>> begin
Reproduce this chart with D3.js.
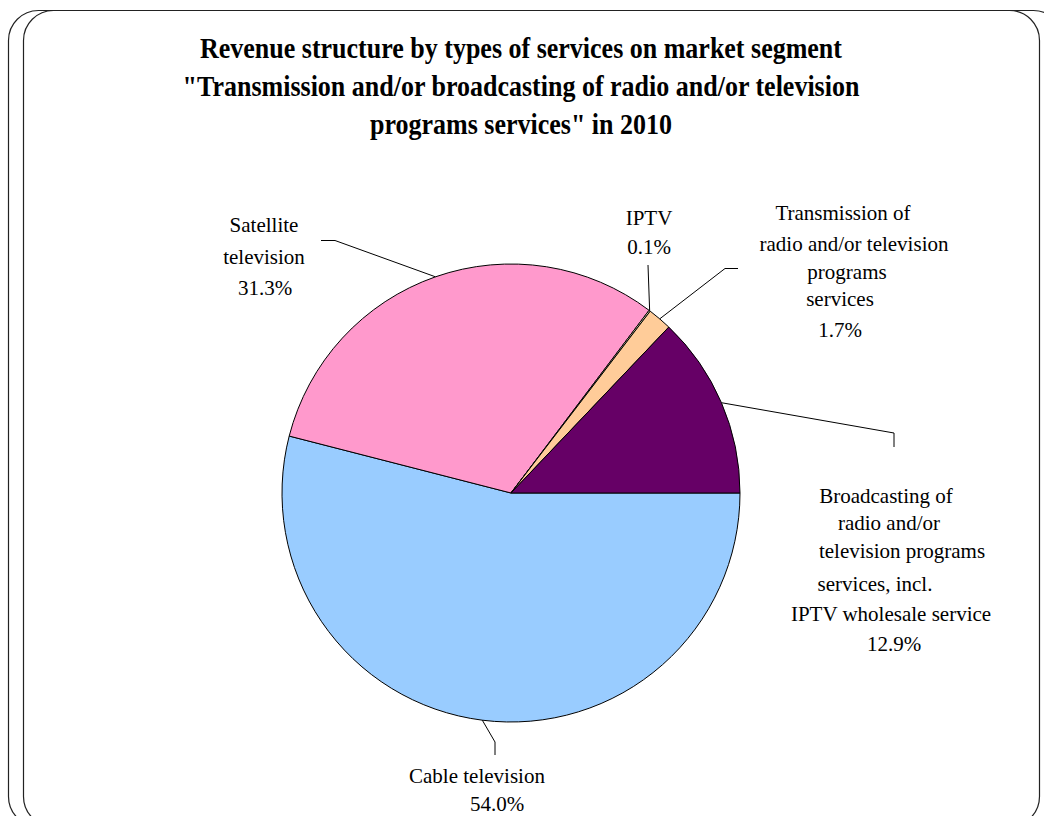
<!DOCTYPE html>
<html>
<head>
<meta charset="utf-8">
<script src="https://cdn.jsdelivr.net/npm/d3@7/dist/d3.min.js"></script>
<style>
  html, body { margin: 0; padding: 0; background: #fff; }
  svg { display: block; }
</style>
</head>
<body>
<svg id="chart" width="1044" height="816"></svg>
<script>
// Revenue shares by service type, 2010 (percent)
const categories = [
  "Cable television",
  "Satellite television",
  "IPTV",
  "Transmission of radio and/or television programs services",
  "Broadcasting of radio and/or television programs services, incl. IPTV wholesale service"
];
const shares = [54.0, 31.3, 0.1, 1.7, 12.9];
const sliceColors = ["#99CCFF", "#FF99CC", "#FFFFCC", "#FFCC99", "#660066"];

// Label text lines, as wrapped on the chart
const labelLines = [
  ["Cable television", "54.0%"],
  ["Satellite", "television", "31.3%"],
  ["IPTV", "0.1%"],
  ["Transmission of", "radio and/or television", "programs", "services", "1.7%"],
  ["Broadcasting of", "radio and/or", "television programs", "services, incl.", "IPTV wholesale service", "12.9%"]
];

const titleLines = [
  "Revenue structure by types of services on market segment",
  "\"Transmission and/or broadcasting of radio and/or television",
  "programs services\" in 2010"
];

// ---- layout ----
const cx = 511, cy = 493, R = 229;

// Per-label placement: line centres and baselines, leader elbow and end
const labelLayout = [
  { xs: [477, 497], ys: [783, 811], leader: [[495, 742], [495, 755]] },
  { xs: [264, 264, 265], ys: [232, 264, 295], leader: [[335, 240.5], [321, 240.5]] },
  { xs: [649, 649], ys: [225, 254], leader: [[648, 265]] },
  { xs: [843, 854, 847, 840, 840], ys: [220, 251, 279, 306, 337], leader: [[725, 268.5], [738, 268.5]] },
  { xs: [886, 889, 902, 875, 891, 894], ys: [503, 530, 558, 591, 621, 651], leader: [[894, 433], [894, 447]] }
];

const svg = d3.select("#chart");

// Slide frame: two overlapping rounded rectangles
svg.append("rect")
  .attr("x", 8.5).attr("y", 10.5).attr("width", 1031).attr("height", 816)
  .attr("rx", 30).attr("ry", 30)
  .attr("fill", "none").attr("stroke", "#222").attr("stroke-width", 1.2);
svg.append("rect")
  .attr("x", 23.5).attr("y", 10.5).attr("width", 1040).attr("height", 816)
  .attr("rx", 30).attr("ry", 30)
  .attr("fill", "none").attr("stroke", "#222").attr("stroke-width", 1.2);

// Title: bold serif, slightly tall glyphs
titleLines.forEach((t, i) => {
  svg.append("text")
    .attr("text-anchor", "middle")
    .attr("transform", `translate(521,${58 + i * 38}) scale(1,1.12)`)
    .attr("font-family", "'Liberation Serif', 'Times New Roman', serif")
    .attr("font-weight", "bold")
    .attr("font-size", 26)
    .attr("fill", "#000")
    .text(t);
});

// Pie, starting at 3 o'clock and running clockwise
const pie = d3.pie()
  .sort(null)
  .value(d => d)
  .startAngle(Math.PI / 2)
  .endAngle(Math.PI / 2 + 2 * Math.PI);
const arcs = pie(shares);
const arc = d3.arc().innerRadius(0).outerRadius(R);

const g = svg.append("g").attr("transform", `translate(${cx},${cy})`);
g.selectAll("path.slice")
  .data(arcs)
  .join("path")
  .attr("class", "slice")
  .attr("d", arc)
  .attr("fill", (d, i) => sliceColors[i])
  .attr("stroke", "#000")
  .attr("stroke-width", 1);

// Leader lines from the mid-angle point on the rim to each label
const line = d3.line();
arcs.forEach((a, i) => {
  const mid = (a.startAngle + a.endAngle) / 2;
  const rim = [cx + R * Math.sin(mid), cy - R * Math.cos(mid)];
  const pts = [rim].concat(labelLayout[i].leader);
  svg.append("path")
    .attr("d", line(pts))
    .attr("fill", "none")
    .attr("stroke", "#000")
    .attr("stroke-width", 1);
});

// Labels
labelLines.forEach((lines, i) => {
  const L = labelLayout[i];
  const t = svg.append("text")
    .attr("text-anchor", "middle")
    .attr("font-family", "'Liberation Serif', 'Times New Roman', serif")
    .attr("font-size", 21)
    .attr("fill", "#000");
  lines.forEach((s, j) => {
    t.append("tspan").attr("x", L.xs[j]).attr("y", L.ys[j]).text(s);
  });
});
</script>
</body>
</html>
>> end
(Goal): Repeat the material above in full and unchanged, minus its images.

(Reply):
Reproduce this chart with D3.js.
<!DOCTYPE html>
<html>
<head>
<meta charset="utf-8">
<script src="https://cdn.jsdelivr.net/npm/d3@7/dist/d3.min.js"></script>
<style>
  html, body { margin: 0; padding: 0; background: #fff; }
  svg { display: block; }
</style>
</head>
<body>
<svg id="chart" width="1044" height="816"></svg>
<script>
// Revenue shares by service type, 2010 (percent)
const categories = [
  "Cable television",
  "Satellite television",
  "IPTV",
  "Transmission of radio and/or television programs services",
  "Broadcasting of radio and/or television programs services, incl. IPTV wholesale service"
];
const shares = [54.0, 31.3, 0.1, 1.7, 12.9];
const sliceColors = ["#99CCFF", "#FF99CC", "#FFFFCC", "#FFCC99", "#660066"];

// Label text lines, as wrapped on the chart
const labelLines = [
  ["Cable television", "54.0%"],
  ["Satellite", "television", "31.3%"],
  ["IPTV", "0.1%"],
  ["Transmission of", "radio and/or television", "programs", "services", "1.7%"],
  ["Broadcasting of", "radio and/or", "television programs", "services, incl.", "IPTV wholesale service", "12.9%"]
];

const titleLines = [
  "Revenue structure by types of services on market segment",
  "\"Transmission and/or broadcasting of radio and/or television",
  "programs services\" in 2010"
];

// ---- layout ----
const cx = 511, cy = 493, R = 229;

// Per-label placement: line centres and baselines, leader elbow and end
const labelLayout = [
  { xs: [477, 497], ys: [783, 811], leader: [[495, 742], [495, 755]] },
  { xs: [264, 264, 265], ys: [232, 264, 295], leader: [[335, 240.5], [321, 240.5]] },
  { xs: [649, 649], ys: [225, 254], leader: [[648, 265]] },
  { xs: [843, 854, 847, 840, 840], ys: [220, 251, 279, 306, 337], leader: [[725, 268.5], [738, 268.5]] },
  { xs: [886, 889, 902, 875, 891, 894], ys: [503, 530, 558, 591, 621, 651], leader: [[894, 433], [894, 447]] }
];

const svg = d3.select("#chart");

// Slide frame: two overlapping rounded rectangles
svg.append("rect")
  .attr("x", 8.5).attr("y", 10.5).attr("width", 1031).attr("height", 816)
  .attr("rx", 30).attr("ry", 30)
  .attr("fill", "none").attr("stroke", "#222").attr("stroke-width", 1.2);
svg.append("rect")
  .attr("x", 23.5).attr("y", 10.5).attr("width", 1040).attr("height", 816)
  .attr("rx", 30).attr("ry", 30)
  .attr("fill", "none").attr("stroke", "#222").attr("stroke-width", 1.2);

// Title: bold serif, slightly tall glyphs
titleLines.forEach((t, i) => {
  svg.append("text")
    .attr("text-anchor", "middle")
    .attr("transform", `translate(521,${58 + i * 38}) scale(1,1.12)`)
    .attr("font-family", "'Liberation Serif', 'Times New Roman', serif")
    .attr("font-weight", "bold")
    .attr("font-size", 26)
    .attr("fill", "#000")
    .text(t);
});

// Pie, starting at 3 o'clock and running clockwise
const pie = d3.pie()
  .sort(null)
  .value(d => d)
  .startAngle(Math.PI / 2)
  .endAngle(Math.PI / 2 + 2 * Math.PI);
const arcs = pie(shares);
const arc = d3.arc().innerRadius(0).outerRadius(R);

const g = svg.append("g").attr("transform", `translate(${cx},${cy})`);
g.selectAll("path.slice")
  .data(arcs)
  .join("path")
  .attr("class", "slice")
  .attr("d", arc)
  .attr("fill", (d, i) => sliceColors[i])
  .attr("stroke", "#000")
  .attr("stroke-width", 1);

// Leader lines from the mid-angle point on the rim to each label
const line = d3.line();
arcs.forEach((a, i) => {
  const mid = (a.startAngle + a.endAngle) / 2;
  const rim = [cx + R * Math.sin(mid), cy - R * Math.cos(mid)];
  const pts = [rim].concat(labelLayout[i].leader);
  svg.append("path")
    .attr("d", line(pts))
    .attr("fill", "none")
    .attr("stroke", "#000")
    .attr("stroke-width", 1);
});

// Labels
labelLines.forEach((lines, i) => {
  const L = labelLayout[i];
  const t = svg.append("text")
    .attr("text-anchor", "middle")
    .attr("font-family", "'Liberation Serif', 'Times New Roman', serif")
    .attr("font-size", 21)
    .attr("fill", "#000");
  lines.forEach((s, j) => {
    t.append("tspan").attr("x", L.xs[j]).attr("y", L.ys[j]).text(s);
  });
});
</script>
</body>
</html>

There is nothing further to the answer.